In October, just before the election, most of the liberal media were reporting liberal polls that showed Hillary Clinton as the probable winner of the White House. Her economic and job policies looked more dismal than Obama’s and the job market reflected it with only 127,000 new jobs created.
In November, Donald Trump won the election, but many were still pessimistic on what he would really do and even though there was an increase in new jobs of 164,000, it wasn’t enough to assure many in the business world.
The figures for January 2017 have just been released, showing that there was a net increase of 227,000 jobs as the business world begins to respond to Trump’s presidency. Initially, Wall Street experts were expecting a net gain of only 175,000 jobs for the first month in January.
Fox Business reported:
“U.S. employers added more workers to their payrolls than expected in January as hiring picked up in retail and construction-related industries, though wage growth remained soft. The figures give President Donald Trump’s administration a higher jumping-off point for its plan to stoke further economic growth, while at the same time giving the Federal Reserve more breathing room when it comes to raising rates.”
Sameer Samana, Global Quantitative Strategist for Wells Fargo Investment Institute, commented on the report:
“It was a solid report.

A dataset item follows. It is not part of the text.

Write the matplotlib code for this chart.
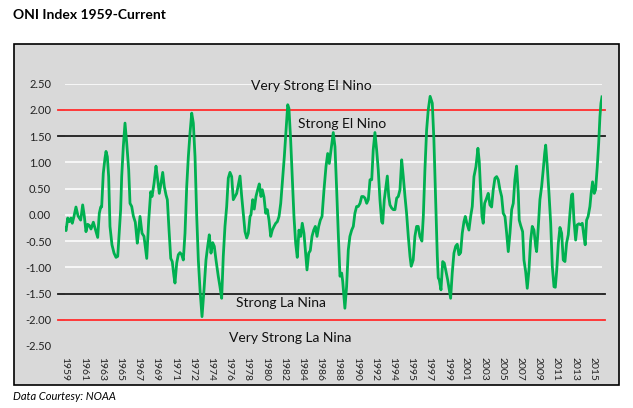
import matplotlib

matplotlib.use("Agg")

import matplotlib.pyplot as plt
from matplotlib.patches import Rectangle

plt.rcParams["font.family"] = ["Lato", "DejaVu Sans"]

# ONI values (time in decimal years, as placed on the axis)
years = [
    1959.00, 1959.11, 1959.29, 1959.46, 1959.63, 1959.77, 1959.95, 1960.16, 1960.38, 1960.66,
    1960.87, 1961.04, 1961.22, 1961.40, 1961.57, 1961.75, 1962.00, 1962.25, 1962.46, 1962.63,
    1962.78, 1962.88, 1963.05, 1963.23, 1963.34, 1963.48, 1963.62, 1963.76, 1963.97, 1964.19,
    1964.40, 1964.58, 1964.75, 1964.89, 1965.00, 1965.17, 1965.35, 1965.53, 1965.74, 1965.88,
    1966.06, 1966.23, 1966.44, 1966.65, 1966.80, 1966.94, 1967.15, 1967.36, 1967.65, 1967.86,
    1968.07, 1968.21, 1968.42, 1968.63, 1968.77, 1968.98, 1969.16, 1969.34, 1969.51, 1969.69,
    1969.83, 1970.01, 1970.19, 1970.35, 1970.53, 1970.64, 1970.82, 1970.99, 1971.17, 1971.35,
    1971.52, 1971.70, 1971.88, 1972.05, 1972.23, 1972.41, 1972.58, 1972.76, 1972.94, 1973.11,
    1973.29, 1973.50, 1973.71, 1973.92, 1974.10, 1974.27, 1974.45, 1974.63, 1974.80, 1974.98,
    1975.22, 1975.40, 1975.58, 1975.75, 1975.93, 1976.11, 1976.28, 1976.46, 1976.64, 1976.81,
    1976.99, 1977.17, 1977.34, 1977.52, 1977.70, 1977.87, 1978.05, 1978.23, 1978.40, 1978.58,
    1978.68, 1978.86, 1979.03, 1979.21, 1979.39, 1979.56, 1979.74, 1979.88, 1980.06, 1980.24,
    1980.41, 1980.59, 1980.77, 1980.94, 1981.12, 1981.30, 1981.47, 1981.65, 1981.83, 1982.04,
    1982.21, 1982.39, 1982.57, 1982.70, 1982.88, 1983.05, 1983.23, 1983.41, 1983.58, 1983.76,
    1983.94, 1984.11, 1984.29, 1984.47, 1984.61, 1984.79, 1984.96, 1985.14, 1985.32, 1985.49,
    1985.67, 1985.85, 1986.02, 1986.20, 1986.41, 1986.62, 1986.80, 1986.97, 1987.15, 1987.39,
    1987.57, 1987.75, 1987.92, 1988.10, 1988.28, 1988.39, 1988.52, 1988.62, 1988.80, 1988.98,
    1989.15, 1989.34, 1989.51, 1989.68, 1989.86, 1990.03, 1990.22, 1990.40, 1990.57, 1990.75,
    1990.93, 1991.10, 1991.28, 1991.46, 1991.62, 1991.80, 1991.98, 1992.15, 1992.33, 1992.51,
    1992.62, 1992.79, 1992.97, 1993.11, 1993.26, 1993.39, 1993.57, 1993.74, 1993.92, 1994.10,
    1994.27, 1994.45, 1994.63, 1994.80, 1994.98, 1995.15, 1995.33, 1995.51, 1995.64, 1995.85,
    1996.03, 1996.21, 1996.38, 1996.56, 1996.77, 1996.92, 1997.09, 1997.27, 1997.44, 1997.64,
    1997.87, 1998.04, 1998.22, 1998.40, 1998.50, 1998.61, 1998.79, 1998.97, 1999.14, 1999.32,
    1999.50, 1999.67, 1999.81, 1999.98, 2000.16, 2000.34, 2000.51, 2000.69, 2000.87, 2001.04,
    2001.22, 2001.36, 2001.53, 2001.75, 2001.93, 2002.10, 2002.28, 2002.49, 2002.70, 2002.84,
    2002.98, 2003.13, 2003.26, 2003.41, 2003.62, 2003.79, 2003.97, 2004.15, 2004.32, 2004.50,
    2004.68, 2004.85, 2005.03, 2005.21, 2005.38, 2005.56, 2005.74, 2005.91, 2006.09, 2006.27,
    2006.44, 2006.61, 2006.79, 2006.97, 2007.07, 2007.22, 2007.43, 2007.57, 2007.75, 2007.92,
    2008.10, 2008.28, 2008.45, 2008.63, 2008.81, 2008.91, 2009.09, 2009.26, 2009.44, 2009.61,
    2009.76, 2009.87, 2010.04, 2010.22, 2010.40, 2010.57, 2010.75, 2010.89, 2011.04, 2011.21,
    2011.38, 2011.56, 2011.73, 2011.91, 2012.08, 2012.26, 2012.44, 2012.61, 2012.72, 2012.86,
    2013.04, 2013.21, 2013.39, 2013.57, 2013.74, 2013.92, 2014.05, 2014.20, 2014.36, 2014.55,
    2014.68, 2014.83, 2015.01, 2015.15, 2015.33, 2015.48, 2015.61, 2015.72, 2015.83,
]
oni = [
    -0.25, -0.30, -0.06, -0.13, -0.06, -0.16, -0.03, 0.15, -0.02, -0.10,
    0.19, -0.02, -0.32, -0.18, -0.20, -0.27, -0.14, -0.30, -0.43, 0.03,
    0.15, 0.15, 0.79, 1.08, 1.21, 1.11, 0.73, -0.22, -0.57, -0.73,
    -0.81, -0.79, -0.29, 0.10, 0.73, 1.30, 1.75, 1.37, 0.86, 0.22,
    0.16, -0.02, -0.14, -0.54, -0.29, -0.03, -0.35, -0.41, -0.83, -0.10,
    0.44, 0.35, 0.60, 0.93, 0.73, 0.41, 0.60, 0.81, 0.54, 0.38,
    0.29, -0.29, -0.83, -0.89, -1.17, -1.30, -0.92, -0.76, -0.72, -0.76,
    -0.86, -0.35, 0.54, 1.10, 1.56, 1.94, 1.75, 1.11, -0.03, -0.86,
    -1.43, -1.94, -1.43, -0.86, -0.60, -0.38, -0.73, -0.53, -0.60, -0.86,
    -1.17, -1.37, -1.59, -0.79, -0.22, 0.16, 0.70, 0.81, 0.73, 0.29,
    0.35, 0.41, 0.57, 0.74, 0.35, 0.03, -0.32, -0.44, -0.35, -0.03,
    0.00, 0.29, 0.11, 0.35, 0.48, 0.59, 0.35, 0.48, 0.34, 0.03,
    0.10, -0.10, -0.41, -0.29, -0.22, -0.16, -0.13, -0.03, 0.22, 0.70,
    1.11, 1.62, 2.10, 2.03, 1.43, 0.73, -0.03, -0.54, -0.81, -0.29,
    -0.41, -0.16, -0.35, -0.73, -1.05, -0.73, -0.68, -0.41, -0.29, -0.22,
    -0.41, -0.22, -0.10, -0.03, 0.48, 0.92, 1.17, 0.98, 1.24, 1.57,
    1.30, 0.48, -0.35, -1.17, -1.11, -1.27, -1.56, -1.78, -1.37, -0.67,
    -0.41, -0.29, -0.22, 0.03, 0.16, 0.16, 0.22, 0.35, 0.35, 0.32,
    0.22, 0.29, 0.67, 0.67, 1.24, 1.57, 1.24, 0.86, 0.29, -0.13,
    -0.16, 0.29, 0.54, 0.74, 0.35, 0.19, 0.13, 0.10, 0.10, 0.32,
    0.35, 0.48, 1.05, 0.73, 0.35, 0.03, -0.41, -0.79, -0.98, -0.86,
    -0.41, -0.22, -0.22, -0.41, -0.50, -0.03, 0.86, 1.62, 2.00, 2.26,
    2.13, 1.43, 0.29, -0.79, -1.20, -1.24, -1.43, -0.89, -0.92, -1.08,
    -1.24, -1.43, -1.59, -1.11, -0.73, -0.60, -0.56, -0.76, -0.72, -0.35,
    -0.13, -0.03, -0.16, -0.29, -0.03, 0.16, 0.73, 0.92, 1.27, 1.02,
    0.48, -0.03, -0.16, 0.22, 0.32, 0.41, 0.19, 0.15, 0.48, 0.70,
    0.73, 0.67, 0.48, 0.35, 0.03, -0.03, -0.35, -0.70, -0.35, 0.10,
    0.22, 0.67, 0.93, 0.41, -0.10, -0.20, -0.32, -0.86, -1.08, -1.40,
    -1.05, -0.48, -0.22, -0.29, -0.60, -0.70, -0.22, 0.29, 0.54, 0.86,
    1.17, 1.33, 0.92, 0.41, -0.16, -0.98, -1.37, -1.38, -1.05, -0.54,
    -0.24, -0.35, -0.86, -0.89, -0.54, -0.38, 0.03, 0.38, 0.40, -0.10,
    -0.48, -0.19, -0.17, -0.19, -0.16, -0.41, -0.57, -0.10, -0.03, 0.16,
    0.41, 0.63, 0.41, 0.48, 0.92, 1.37, 1.87, 2.13, 2.25,
]

tick_labels = [
    "1959", "1961", "1963", "1965", "1967", "1969", "1971", "1972", "1974", "1976",
    "1978", "1980", "1982", "1984", "1986", "1988", "1990", "1992", "1994", "1995",
    "1997", "1999", "2001", "2003", "2005", "2007", "2009", "2011", "2013", "2015",
]
tick_step = 1.926  # years between category labels on the original axis

ref_levels = [2.0, 1.5, -1.5, -2.0]
ref_colors = ["#ff2a2a", "#1a1a1a", "#1a1a1a", "#ff2a2a"]
ref_labels = ["Very Strong El Nino", "Strong El Nino", "Strong La Nina", "Very Strong La Nina"]
label_pos = [(1985.1, 2.46), (1988.3, 1.73), (1981.9, -1.68), (1982.8, -2.34)]

fig = plt.figure(figsize=(6.33, 4.08), dpi=100)
W, H = 633, 408

# grey chart box with black frame
fig.patches.append(
    Rectangle((13.5 / W, 1 - 385 / H), (619 - 13.5) / W, (385 - 44) / H,
              transform=fig.transFigure, facecolor="#d9d9d9", edgecolor="black",
              linewidth=1.2, zorder=-10)
)

ax = fig.add_axes([65 / W, 1 - 346 / H, (602 - 65) / W, (346 - 83.75) / H])
ax.set_facecolor("none")
for s in ax.spines.values():
    s.set_visible(False)

ax.set_ylim(-2.5, 2.5)
ax.set_xlim(years[0], years[-1])
ax.set_yticks([-2.5, -2.0, -1.5, -1.0, -0.5, 0.0, 0.5, 1.0, 1.5, 2.0, 2.5])
ax.set_yticklabels([f"{v:.2f}" for v in ax.get_yticks()])
ax.yaxis.grid(True, color="white", linewidth=1.1)
ax.get_ygridlines()[0].set_visible(False)
ax.set_axisbelow(True)

tick_x = [years[0] + tick_step * i for i in range(len(tick_labels))]
ax.set_xticks(tick_x)
ax.set_xticklabels(tick_labels, rotation=270)
ax.tick_params(axis="x", length=0, pad=8, labelsize=7.5, colors="#222222")
ax.tick_params(axis="y", length=0, pad=10, labelsize=8, colors="#222222")

for lvl, col in zip(ref_levels, ref_colors):
    ax.plot([-0.013, 1.006], [lvl, lvl], color=col, linewidth=1.3,
            transform=ax.get_yaxis_transform(), clip_on=False, zorder=2)

ax.plot(years, oni, color="#00b050", linewidth=2.0, zorder=3)

for txt, (tx, ty) in zip(ref_labels, label_pos):
    ax.text(tx, ty, txt, ha="center", va="center", fontsize=10, color="#111111", zorder=4)

fig.text(13 / W, 1 - 15 / H, "ONI Index 1959-Current", fontsize=10, fontweight="bold",
         ha="left", va="center")
fig.text(13 / W, 1 - 396 / H, "Data Courtesy: NOAA", fontsize=8, style="italic",
         ha="left", va="center")

fig.savefig("out.png", dpi=100)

We saw strength in the non-farm and private-sector side. Manufacturing payrolls have also been positive the last couple of months, so it’s not just non-manufacturing employment that’s improving.”
“More and more we’re seeing people come back into the labor market…the underemployment rate has been coming down, this time it ticked up. That could easily be due to the greater participation rate, much like the regular unemployment rate, but it’s something to watch.”
The January job figures are encouraging, but it will take more months of job growth to quiet some of Trump’s opponents. If Trump can deliver on his promises and put millions more Americans to work, helping them provide for their families, it will further silence many critics.
It’s time for Trump to put up or shut up. Hopefully, he’ll put up as promised.